Reproduce nothing but the lines from the start of the material through the line that includes "import plotly.graph_objects as go", both ends included, and omit every picture.

— Start of MATERIAL —

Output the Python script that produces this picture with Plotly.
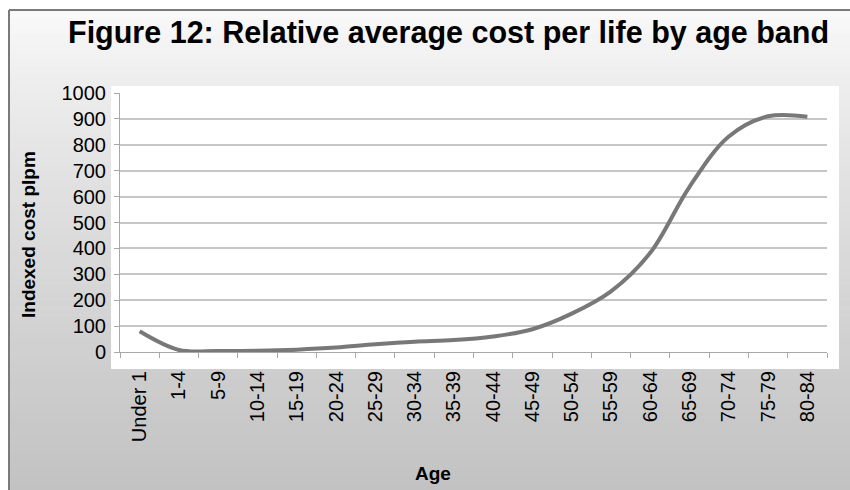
import plotly.graph_objects as go

# Age bands and indexed cost per life per month
age_bands = ["Under 1", "1-4", "5-9", "10-14", "15-19", "20-24", "25-29", "30-34",
             "35-39", "40-44", "45-49", "50-54", "55-59", "60-64", "65-69",
             "70-74", "75-79", "80-84"]
indexed_cost = [80, 8, 4, 5, 9, 17, 30, 40, 46, 60, 88, 148, 234, 383, 638, 832, 910, 908]
y_ticks = [0, 100, 200, 300, 400, 500, 600, 700, 800, 900, 1000]

W, H = 850, 490
L, R, T, B = 120, 23, 93, 138
PW, PH = W - L - R, H - T - B


def fx(px):
    """Horizontal pixel -> paper coordinate."""
    return (px - L) / PW


def fy(py):
    """Vertical pixel (from top) -> paper coordinate."""
    return (H - B - py) / PH


FONT = "Liberation Sans, Arial, sans-serif"

shapes = []
# vertical grey gradient behind the chart
n_bands = 60
top, bottom = 10, 492
for i in range(n_bands):
    y0 = top + (bottom - top) * i / n_bands
    y1 = top + (bottom - top) * (i + 1) / n_bands + 0.6
    t = (i + 0.5) / n_bands
    g = int(round(250 - 56 * t ** 0.8))
    shapes.append(dict(type="rect", xref="paper", yref="paper", layer="below",
                       x0=fx(9), x1=fx(852), y0=fy(y1), y1=fy(y0),
                       line=dict(width=0), fillcolor=f"rgb({g},{g},{g})"))
# white plot panel
shapes.append(dict(type="rect", xref="paper", yref="paper", layer="below",
                   x0=fx(111), x1=fx(839), y0=fy(369), y1=fy(86),
                   line=dict(width=0), fillcolor="white"))
# outer frame (top and left edges)
shapes.append(dict(type="line", xref="paper", yref="paper", layer="above",
                   x0=fx(9), x1=fx(852), y0=fy(10), y1=fy(10),
                   line=dict(color="#7a7a7a", width=2)))
shapes.append(dict(type="line", xref="paper", yref="paper", layer="above",
                   x0=fx(9), x1=fx(9), y0=fy(10), y1=fy(492),
                   line=dict(color="#7a7a7a", width=2)))

fig = go.Figure()
fig.add_trace(go.Scatter(
    x=age_bands, y=indexed_cost, mode="lines",
    line=dict(color="#787878", width=4, shape="spline", smoothing=1.0),
    hoverinfo="x+y", showlegend=False,
))

fig.update_layout(
    width=W, height=H,
    margin=dict(l=L, r=R, t=T, b=B),
    paper_bgcolor="white",
    plot_bgcolor="rgba(0,0,0,0)",
    font=dict(family=FONT, color="#000000"),
    shapes=shapes,
    xaxis=dict(
        type="category", range=[-0.5, len(age_bands) - 0.5],
        tickson="boundaries", ticks="outside", ticklen=5, tickwidth=1,
        tickcolor="#a8a8a8", showline=True, linecolor="#a8a8a8", linewidth=1,
        showgrid=False, tickangle=-90, tickfont=dict(size=20, family=FONT),
        ticklabelstandoff=10,
    ),
    yaxis=dict(
        range=[0, 1000], tickvals=y_ticks, ticks="outside", ticklen=5,
        tickcolor="#a8a8a8", showline=True, linecolor="#a8a8a8", linewidth=1,
        showgrid=True, gridcolor="#c6c6c6", gridwidth=2, zeroline=False,
        tickfont=dict(size=20, family=FONT), ticklabelstandoff=4,
    ),
    annotations=[
        dict(text="<b>Figure 12: Relative average cost per life by age band</b>",
             xref="paper", yref="paper", x=fx(448), y=fy(32),
             xanchor="center", yanchor="middle", showarrow=False,
             font=dict(size=30.5, family=FONT, color="#000000")),
        dict(text="<b>Indexed cost plpm</b>", xref="paper", yref="paper",
             x=fx(28), y=fy(235), xanchor="center", yanchor="middle",
             textangle=-90, showarrow=False,
             font=dict(size=19, family=FONT, color="#000000")),
        dict(text="<b>Age</b>", xref="paper", yref="paper",
             x=fx(433), y=fy(473), xanchor="center", yanchor="middle",
             showarrow=False, font=dict(size=19, family=FONT, color="#000000")),
    ],
)

fig.write_html("out.html")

— End of MATERIAL —

▶ _COMPLETED EXERCISE_
Output the Python script that produces this picture with Plotly.
import plotly.graph_objects as go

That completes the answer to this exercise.